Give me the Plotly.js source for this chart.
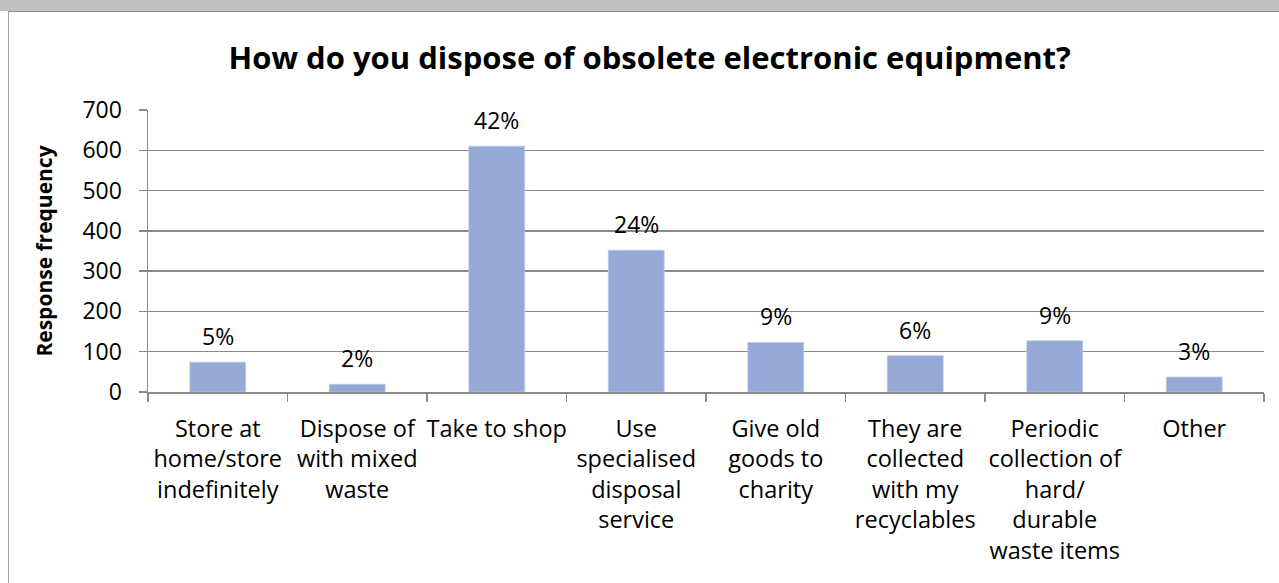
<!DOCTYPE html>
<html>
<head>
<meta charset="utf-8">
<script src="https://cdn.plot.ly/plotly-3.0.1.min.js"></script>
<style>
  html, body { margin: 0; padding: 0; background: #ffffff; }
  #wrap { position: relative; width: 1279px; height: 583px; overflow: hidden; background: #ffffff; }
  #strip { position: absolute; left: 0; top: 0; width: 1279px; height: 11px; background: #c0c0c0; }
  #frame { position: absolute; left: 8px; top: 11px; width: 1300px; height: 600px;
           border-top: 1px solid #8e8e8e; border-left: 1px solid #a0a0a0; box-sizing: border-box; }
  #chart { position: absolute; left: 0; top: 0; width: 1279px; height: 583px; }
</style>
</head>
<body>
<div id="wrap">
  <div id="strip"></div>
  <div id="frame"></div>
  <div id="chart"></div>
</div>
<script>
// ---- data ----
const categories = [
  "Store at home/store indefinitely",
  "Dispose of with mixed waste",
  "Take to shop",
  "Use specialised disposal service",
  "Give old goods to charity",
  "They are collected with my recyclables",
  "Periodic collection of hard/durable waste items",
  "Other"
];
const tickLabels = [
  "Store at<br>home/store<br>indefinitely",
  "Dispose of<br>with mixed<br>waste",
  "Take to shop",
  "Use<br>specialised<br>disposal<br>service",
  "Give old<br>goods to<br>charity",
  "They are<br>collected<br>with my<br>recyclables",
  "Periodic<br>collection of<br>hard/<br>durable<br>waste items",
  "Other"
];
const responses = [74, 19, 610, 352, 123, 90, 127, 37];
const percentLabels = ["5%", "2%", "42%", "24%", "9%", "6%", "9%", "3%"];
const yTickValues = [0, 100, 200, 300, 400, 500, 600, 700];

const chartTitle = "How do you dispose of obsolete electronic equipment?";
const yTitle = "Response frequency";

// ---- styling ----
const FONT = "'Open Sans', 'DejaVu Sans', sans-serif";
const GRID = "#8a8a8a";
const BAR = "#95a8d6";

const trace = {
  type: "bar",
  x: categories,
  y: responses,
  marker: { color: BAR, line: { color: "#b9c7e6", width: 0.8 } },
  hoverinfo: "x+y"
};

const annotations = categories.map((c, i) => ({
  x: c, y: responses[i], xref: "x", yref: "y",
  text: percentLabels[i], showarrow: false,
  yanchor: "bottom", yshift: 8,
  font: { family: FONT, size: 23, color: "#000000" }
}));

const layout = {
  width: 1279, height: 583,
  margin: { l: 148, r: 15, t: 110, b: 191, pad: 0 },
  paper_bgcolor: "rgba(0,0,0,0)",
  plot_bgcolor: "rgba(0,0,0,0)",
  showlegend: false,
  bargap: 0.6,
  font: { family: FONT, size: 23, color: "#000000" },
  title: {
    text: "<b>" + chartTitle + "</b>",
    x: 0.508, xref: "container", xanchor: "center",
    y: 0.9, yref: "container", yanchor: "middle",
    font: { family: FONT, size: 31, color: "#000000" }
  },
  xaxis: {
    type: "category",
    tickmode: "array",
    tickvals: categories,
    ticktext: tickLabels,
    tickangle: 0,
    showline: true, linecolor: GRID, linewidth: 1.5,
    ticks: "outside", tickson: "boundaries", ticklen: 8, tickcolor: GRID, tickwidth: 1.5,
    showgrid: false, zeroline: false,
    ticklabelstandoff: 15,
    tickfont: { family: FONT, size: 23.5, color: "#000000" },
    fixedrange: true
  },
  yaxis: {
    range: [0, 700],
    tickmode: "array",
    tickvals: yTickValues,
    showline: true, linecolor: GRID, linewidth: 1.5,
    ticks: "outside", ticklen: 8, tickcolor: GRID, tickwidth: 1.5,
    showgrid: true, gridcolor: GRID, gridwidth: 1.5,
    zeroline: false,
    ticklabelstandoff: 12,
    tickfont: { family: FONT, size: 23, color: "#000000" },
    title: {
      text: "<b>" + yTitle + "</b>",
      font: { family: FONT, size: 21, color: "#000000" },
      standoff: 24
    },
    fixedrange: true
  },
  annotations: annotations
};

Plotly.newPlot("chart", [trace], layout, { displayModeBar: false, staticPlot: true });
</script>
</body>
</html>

☆ ☆ ☆

Written exercise:
Reproduce the whole listing exactly, but not the images in it.

Completed exercise:
Give me the Plotly.js source for this chart.
<!DOCTYPE html>
<html>
<head>
<meta charset="utf-8">
<script src="https://cdn.plot.ly/plotly-3.0.1.min.js"></script>
<style>
  html, body { margin: 0; padding: 0; background: #ffffff; }
  #wrap { position: relative; width: 1279px; height: 583px; overflow: hidden; background: #ffffff; }
  #strip { position: absolute; left: 0; top: 0; width: 1279px; height: 11px; background: #c0c0c0; }
  #frame { position: absolute; left: 8px; top: 11px; width: 1300px; height: 600px;
           border-top: 1px solid #8e8e8e; border-left: 1px solid #a0a0a0; box-sizing: border-box; }
  #chart { position: absolute; left: 0; top: 0; width: 1279px; height: 583px; }
</style>
</head>
<body>
<div id="wrap">
  <div id="strip"></div>
  <div id="frame"></div>
  <div id="chart"></div>
</div>
<script>
// ---- data ----
const categories = [
  "Store at home/store indefinitely",
  "Dispose of with mixed waste",
  "Take to shop",
  "Use specialised disposal service",
  "Give old goods to charity",
  "They are collected with my recyclables",
  "Periodic collection of hard/durable waste items",
  "Other"
];
const tickLabels = [
  "Store at<br>home/store<br>indefinitely",
  "Dispose of<br>with mixed<br>waste",
  "Take to shop",
  "Use<br>specialised<br>disposal<br>service",
  "Give old<br>goods to<br>charity",
  "They are<br>collected<br>with my<br>recyclables",
  "Periodic<br>collection of<br>hard/<br>durable<br>waste items",
  "Other"
];
const responses = [74, 19, 610, 352, 123, 90, 127, 37];
const percentLabels = ["5%", "2%", "42%", "24%", "9%", "6%", "9%", "3%"];
const yTickValues = [0, 100, 200, 300, 400, 500, 600, 700];

const chartTitle = "How do you dispose of obsolete electronic equipment?";
const yTitle = "Response frequency";

// ---- styling ----
const FONT = "'Open Sans', 'DejaVu Sans', sans-serif";
const GRID = "#8a8a8a";
const BAR = "#95a8d6";

const trace = {
  type: "bar",
  x: categories,
  y: responses,
  marker: { color: BAR, line: { color: "#b9c7e6", width: 0.8 } },
  hoverinfo: "x+y"
};

const annotations = categories.map((c, i) => ({
  x: c, y: responses[i], xref: "x", yref: "y",
  text: percentLabels[i], showarrow: false,
  yanchor: "bottom", yshift: 8,
  font: { family: FONT, size: 23, color: "#000000" }
}));

const layout = {
  width: 1279, height: 583,
  margin: { l: 148, r: 15, t: 110, b: 191, pad: 0 },
  paper_bgcolor: "rgba(0,0,0,0)",
  plot_bgcolor: "rgba(0,0,0,0)",
  showlegend: false,
  bargap: 0.6,
  font: { family: FONT, size: 23, color: "#000000" },
  title: {
    text: "<b>" + chartTitle + "</b>",
    x: 0.508, xref: "container", xanchor: "center",
    y: 0.9, yref: "container", yanchor: "middle",
    font: { family: FONT, size: 31, color: "#000000" }
  },
  xaxis: {
    type: "category",
    tickmode: "array",
    tickvals: categories,
    ticktext: tickLabels,
    tickangle: 0,
    showline: true, linecolor: GRID, linewidth: 1.5,
    ticks: "outside", tickson: "boundaries", ticklen: 8, tickcolor: GRID, tickwidth: 1.5,
    showgrid: false, zeroline: false,
    ticklabelstandoff: 15,
    tickfont: { family: FONT, size: 23.5, color: "#000000" },
    fixedrange: true
  },
  yaxis: {
    range: [0, 700],
    tickmode: "array",
    tickvals: yTickValues,
    showline: true, linecolor: GRID, linewidth: 1.5,
    ticks: "outside", ticklen: 8, tickcolor: GRID, tickwidth: 1.5,
    showgrid: true, gridcolor: GRID, gridwidth: 1.5,
    zeroline: false,
    ticklabelstandoff: 12,
    tickfont: { family: FONT, size: 23, color: "#000000" },
    title: {
      text: "<b>" + yTitle + "</b>",
      font: { family: FONT, size: 21, color: "#000000" },
      standoff: 24
    },
    fixedrange: true
  },
  annotations: annotations
};

Plotly.newPlot("chart", [trace], layout, { displayModeBar: false, staticPlot: true });
</script>
</body>
</html>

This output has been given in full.